“La coordinazione è questione di abitudine” dice il sostituto del mio istruttore di nuoto.
Io cerco di stamparmi questa frase nella mente, per non lasciarla andare una volta tornata a casa.
Crederci sarebbe la cosa più importante, mi regalerebbe forza in più.
Non che non ne abbia, perché nonostante io sia stanca e tentata di dare forfait, sono di nuovo in piscina.
Per la prima volta da mesi, poi, nuoto senza guardare l’ora e mi distraggo con meno facilità.
A farmi annaspare sono soprattutto i pensieri negativi: “sono un impiastro”, “non sono all’altezza di una gara”, “rimarrò per sempre al corso principianti”.
Se mi fluiscono nella mente sbaglio.
Ciononostante riesco a fare una vasca intera a stile libero senza dovermi fermare per respirare.
Il sostituito istruttore mi viene incontro: “respira a sinistra se ti riesce meglio”.
Così mi sento subito più sciolta.
Rispetto alle volte precedenti, mi sembra di aver guadagnato in sicurezza.

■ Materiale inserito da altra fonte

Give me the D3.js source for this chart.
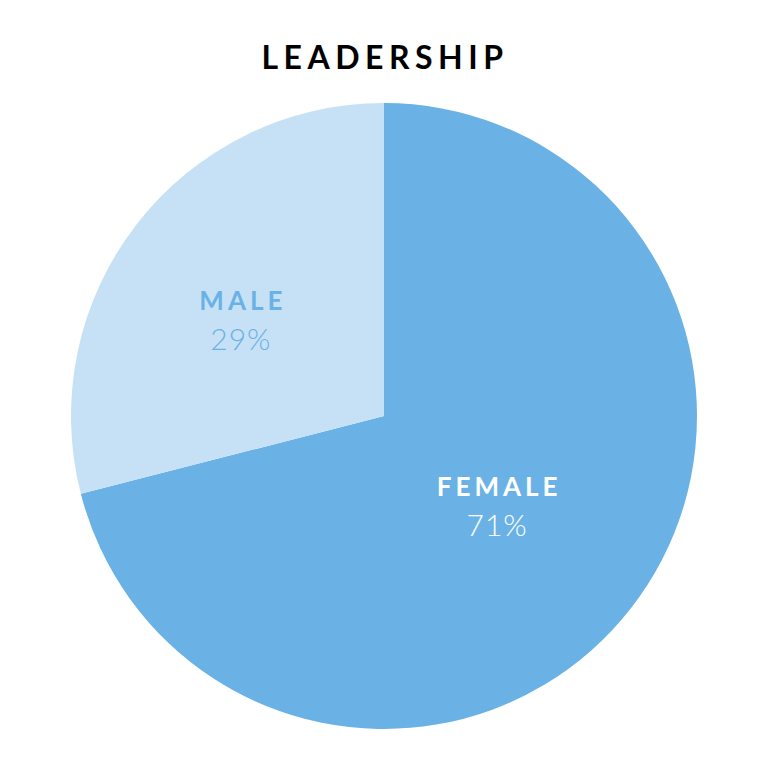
<!DOCTYPE html>
<html><head><meta charset="utf-8">
<script src="https://cdn.jsdelivr.net/npm/d3@7"></script>
<style>body{margin:0;background:#fff}</style>
</head><body>
<svg id="c" width="768" height="768"></svg>
<script>
const title = "LEADERSHIP";
const categories = ["FEMALE", "MALE"];
const values = [71, 29];
const colors = ["#6AB2E5", "#C6E1F5"];
const labelColors = ["#FFFFFF", "#6AB2E5"];
const labelRadius = [144, 173];
const labelAngleShift = [0.4, -3.6];

const svg = d3.select("#c");
const cx = 384, cy = 416, R = 313;

svg.append("text").attr("x", cx + 1).attr("y", 69).attr("text-anchor", "middle")
  .attr("font-family", "Lato").attr("font-weight", 700).attr("font-size", 32)
  .attr("letter-spacing", 5.5).attr("fill", "#000").text(title);

const data = categories.map((c, i) => ({cat: c, value: values[i], i}));
const pie = d3.pie().value(d => d.value).sort(null);
const arcs = pie(data);
const arc = d3.arc().innerRadius(0).outerRadius(R);
const g = svg.append("g").attr("transform", `translate(${cx},${cy})`);
g.selectAll("path").data(arcs).join("path").attr("d", arc).attr("fill", d => colors[d.data.i]);

arcs.forEach(d => {
  const i = d.data.i;
  const mid = (d.startAngle + d.endAngle) / 2 + labelAngleShift[i] * Math.PI / 180;
  const [x, y] = d3.pointRadial(mid, labelRadius[i]);
  const t = g.append("g").attr("transform", `translate(${x},${y})`);
  t.append("text").attr("text-anchor", "middle").attr("y", -9).attr("x", 2)
    .attr("font-family", "Lato").attr("font-weight", 700).attr("font-size", 26)
    .attr("letter-spacing", 4).attr("fill", labelColors[i]).text(d.data.cat);
  t.append("text").attr("text-anchor", "middle").attr("y", 31)
    .attr("font-family", "Lato").attr("font-weight", 300).attr("font-size", 30)
    .attr("letter-spacing", 1).attr("fill", labelColors[i]).text(d.data.value + "%");
});
</script>
</body></html>
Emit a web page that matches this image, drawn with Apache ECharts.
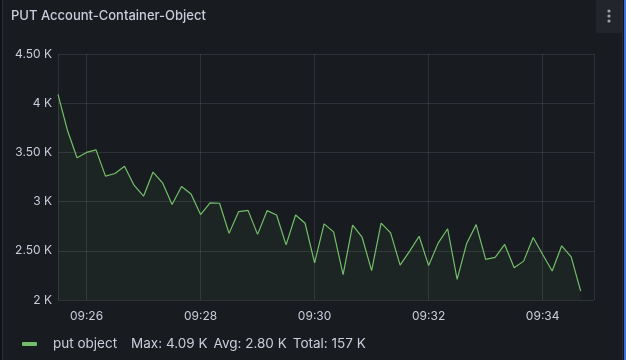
<!DOCTYPE html>
<html>
<head>
<meta charset="utf-8">
<script src="https://cdn.jsdelivr.net/npm/echarts@6/dist/echarts.min.js"></script>
<style>
html,body{margin:0;padding:0;background:#111217;width:626px;height:360px;overflow:hidden;}
#panel{position:absolute;left:2px;top:-1px;width:619px;height:361px;background:#181b1f;border:1px solid #2a2d33;border-radius:2px;}
#edge{position:absolute;left:624px;top:0;width:2px;height:360px;background:#3d71d9;}
#menu{position:absolute;left:596px;top:0;width:26px;height:33px;background:#22252b;border-radius:2px;}
#chart{position:absolute;left:0;top:0;width:626px;height:360px;}
</style>
</head>
<body>
<div id="panel"></div>
<div id="edge"></div>
<div id="menu"></div>
<div id="chart"></div>
<script>
const panelTitle = 'PUT Account-Container-Object';
const seriesName = 'put object';
const startTime = Date.UTC(2024, 0, 1, 9, 25, 30);
const stepMs = 10000;
const axisMin = Date.UTC(2024, 0, 1, 9, 25, 30);
const axisMax = Date.UTC(2024, 0, 1, 9, 34, 54);
const values = [4090,3722,3445,3500,3526,3259,3286,3360,3167,3055,
                3300,3191,2970,3153,3078,2868,2987,2983,2677,2898,
                2911,2667,2908,2864,2560,2864,2780,2378,2774,2692,
                2258,2760,2638,2299,2781,2682,2354,2497,2648,2350,
                2578,2724,2209,2575,2766,2412,2433,2565,2327,2395,
                2636,2463,2295,2551,2439,2090];
const yTicks = [2000, 2500, 3000, 3500, 4000, 4500];

const data = values.map((v, i) => [startTime + i * stepMs, v]);
const maxV = Math.max(...values);
const totalV = values.reduce((a, b) => a + b, 0);
const avgV = totalV / values.length;
function kfmt(v){
  const k = v / 1000;
  return (Number.isInteger(k) ? String(k) : k.toFixed(2)) + ' K';
}
const statMax = 'Max: ' + kfmt(maxV);
const statAvg = 'Avg: ' + kfmt(avgV);
const statTotal = 'Total: ' + Math.round(totalV/1000) + ' K';
function pad(n){return (n<10?'0':'')+n;}

const chart = echarts.init(document.getElementById('chart'), null, {renderer:'canvas'});
chart.setOption({
  backgroundColor: 'transparent',
  animation: false,
  textStyle: {fontFamily: 'Inter'},
  title: {
    text: panelTitle, left: 6, top: 5,
    textStyle: {color: '#ccccdc', fontSize: 13, fontWeight: 500, fontFamily: 'Inter'}
  },
  graphic: [
    {type:'circle', shape:{cx:609, cy:11, r:1.6}, style:{fill:'#9fa1aa'}},
    {type:'circle', shape:{cx:609, cy:16, r:1.6}, style:{fill:'#9fa1aa'}},
    {type:'circle', shape:{cx:609, cy:21, r:1.6}, style:{fill:'#9fa1aa'}}
  ],
  grid: {left: 58, right: 32, top: 54, bottom: 60},
  legend: {
    left: 17, top: 332,
    icon: 'roundRect', itemWidth: 15, itemHeight: 4,
    data: [seriesName],
    formatter: function(name){ return '{n|' + name + '}{s|' + statMax + '}{s|' + statAvg + '}{s|' + statTotal + '}'; },
    textStyle: {
      color: '#ccccdc', fontSize: 13.5, fontFamily: 'Inter',
      rich: {
        n: {color:'#ccccdc', fontSize:13.5, fontFamily:'Inter', padding:[0,14,0,11]},
        s: {color:'#ccccdc', fontSize:13.5, fontFamily:'Inter', padding:[0,6,0,0]}
      }
    }
  },
  xAxis: {
    type: 'time', min: axisMin, max: axisMax,
    splitNumber: 4,
    axisLine: {show: false}, axisTick: {show: false},
    splitLine: {show: true, lineStyle: {color: 'rgba(204,204,220,0.13)', width: 1}},
    axisLabel: {
      color: '#ccccdc', fontSize: 12, margin: 10, fontFamily: 'Inter',
      formatter: function(v){ const d = new Date(v); return pad(d.getUTCHours()) + ':' + pad(d.getUTCMinutes()); }
    }
  },
  yAxis: {
    type: 'value', min: yTicks[0], max: yTicks[yTicks.length-1], interval: yTicks[1]-yTicks[0],
    axisLine: {show: false}, axisTick: {show: false},
    splitLine: {show: true, lineStyle: {color: 'rgba(204,204,220,0.13)', width: 1}},
    axisLabel: {color: '#ccccdc', fontSize: 12, margin: 6, fontFamily: 'Inter', formatter: kfmt}
  },
  series: [{
    name: seriesName, type: 'line', data: data,
    showSymbol: false, symbol: 'none',
    lineStyle: {color: '#73bf69', width: 1.2},
    itemStyle: {color: '#73bf69'},
    areaStyle: {color: 'rgba(115,191,105,0.09)'}
  }]
});
</script>
</body>
</html>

Il contatto con l’acqua mi appaga, anche se prima di venire non ne avevo voglia.
Fuori e dentro la piscina sembro una persona diversa.
Fuori più fragile, dentro più grintosa.
Poi arriva la nuotata a rana.
Braccia e gambe non si devono muovere contemporaneamente.

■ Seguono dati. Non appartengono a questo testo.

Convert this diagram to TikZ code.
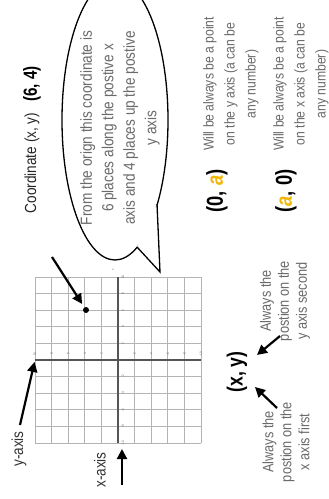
\documentclass[tikz,border=0pt]{standalone}
\usepackage{fontspec}
\setmainfont{Liberation Sans}[FakeStretch=0.85]
\newfontfamily\labelfont{Liberation Sans}[FakeStretch=0.8]
\usetikzlibrary{arrows.meta}
\definecolor{txtgray}{HTML}{6A6A6A}
\definecolor{gridgray}{HTML}{B4B4B4}
\definecolor{axisgray}{HTML}{555555}
\definecolor{gold}{HTML}{F2B705}
\tikzset{
  rtext/.style={rotate=90, inner sep=0pt, align=center},
  bigarrow/.style={line width=2.2pt, -{Triangle[length=10pt,width=10pt]}},
  gridline/.style={draw=gridgray, line width=0.7pt},
  axisline/.style={draw=axisgray, line width=1.4pt},
  ticklabel/.style={rotate=90, font=\fontsize{3.5}{4}\selectfont, text=txtgray, inner sep=0pt},
  desc/.style={rtext, text=txtgray},
  bubble/.style={line width=1.3pt},
  boldlabel/.style={rtext, font=\labelfont\bfseries\fontsize{#1}{#1}\selectfont},
}
\begin{document}
\begin{tikzpicture}[x=1pt,y=-1pt]
\useasboundingbox (0,0) rectangle (329,499);
\clip (0,0) rectangle (329,499);
\fill[white] (0,0) rectangle (329,499);

% grid
\foreach \i in {0,...,10} {
  \draw[gridline] ({35+16.6*\i},277) -- ({35+16.6*\i},443);
  \draw[gridline] (35,{277+16.6*\i}) -- (201,{277+16.6*\i});
}
\coordinate (xtop) at (118,277);
\coordinate (xbot) at (118,443);
\coordinate (yl) at (35,360);
\coordinate (yr) at (201,360);
\draw[axisline] (xbot) -- (xtop);
\draw[axisline] (yl) -- (yr);
\foreach \v/\k in {10/0,8/1,6/2,4/3,2/4,-2/6,-4/7,-6/8,-8/9,-10/10} {
  \node[ticklabel] (tx\k) at (123,{277+16.6*\k}) {\v};
  \node[ticklabel] (ty\k) at ({35+16.6*\k},354) {\v};
}
\node[ticklabel] (xlab) at (113,270) {x};

% point
\node[circle, fill=black, inner sep=0pt, minimum size=6pt] (pt) at (86,310) {};

% speech bubble
\draw[bubble, fill=white] (115,120) ellipse [x radius=53, y radius=140];
\coordinate (b1) at (137,247);
\coordinate (b2) at (157,204);
\coordinate (tip) at (160,272);
\fill[white] (b1) -- (tip) -- (b2) -- cycle;
\draw[bubble, line join=miter] (b1) -- (tip) -- (b2);
\node[desc, font=\fontsize{16}{21.5}\selectfont] (bubtxt) at (120,128)
  {From the orign this coordinate is\\ 6 places along the postive x\\ axis and 4 places up the postive\\ y axis};

% titles
\node[rtext, font=\fontsize{16}{20}\selectfont, text=black!85] (coordlbl) at (32,163) {Coordinate (x, y)};
\node[boldlabel=19] (six) at (32,84) {(6, 4)};

% arrow to point
\coordinate (a1s) at (52,257);
\draw[bigarrow, shorten >=4pt] (a1s) -- (pt);

% special points
\node[boldlabel=23] (zeroa) at (217,191) {(0, \textcolor{gold}{\itshape a})};
\node[desc, font=\fontsize{14.3}{21}\selectfont] (desc1) at (231,84)
  {Will be always be a point\\ on the y axis (a can be\\ any number)};
\node[boldlabel=23] (azero) at (286,191) {(\textcolor{gold}{\itshape a}, 0)};
\node[desc, font=\fontsize{14.3}{21}\selectfont] (desc2) at (301,84)
  {Will be always be a point\\ on the x axis (a can be\\ any number)};

% (x, y)
\node[boldlabel=22] (xy) at (237,372) {(x, y)};
\node[desc, font=\fontsize{15}{18}\selectfont] (ysec) at (285,301) {Always the\\ postion on the\\ y axis second};
\node[desc, font=\fontsize{15}{18}\selectfont] (xfirst) at (286,442) {Always the\\ postion on the\\ x axis first};
\coordinate (s1) at (280,336);
\coordinate (t1) at (257,355);
\coordinate (s2) at (277,408);
\coordinate (t2) at (255,387);
\draw[bigarrow] (s1) -- (t1);
\draw[bigarrow] (s2) -- (t2);

% axis labels
\node[rtext, font=\fontsize{16}{20}\selectfont, text=black!80] (ylab) at (19,449) {y-axis};
\node[rtext, font=\fontsize{16}{20}\selectfont, text=black!80] (xlabel) at (100,470) {x-axis};
\coordinate (yas) at (20,425);
\draw[bigarrow, shorten >=2pt] (yas) -- (yl);
\coordinate (xas) at (122,485);
\coordinate (xtip) at (122,449);
\draw[bigarrow] (xas) -- (xtip);
\end{tikzpicture}
\end{document}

Dovrei studiare come fare.
Dovrei vedere qualcuno che lo fa.
La prima volta non mi riesce, la seconda nemmeno.
La terza comincio a provarci.
Vorrei vedermi dall’alto per capire come nuoto, come appare dall’esterno quello che a me costa un titanico sforzo.
Io di me stessa sono il peggior giudice.
“Sono un impiastro” ripeto al sostituto istruttore.
Lui smentisce.
Mi dice: “sei stata brava”.
Oggi ho dato il massimo, forse da domani imparerò a demolirmi un po’ di meno.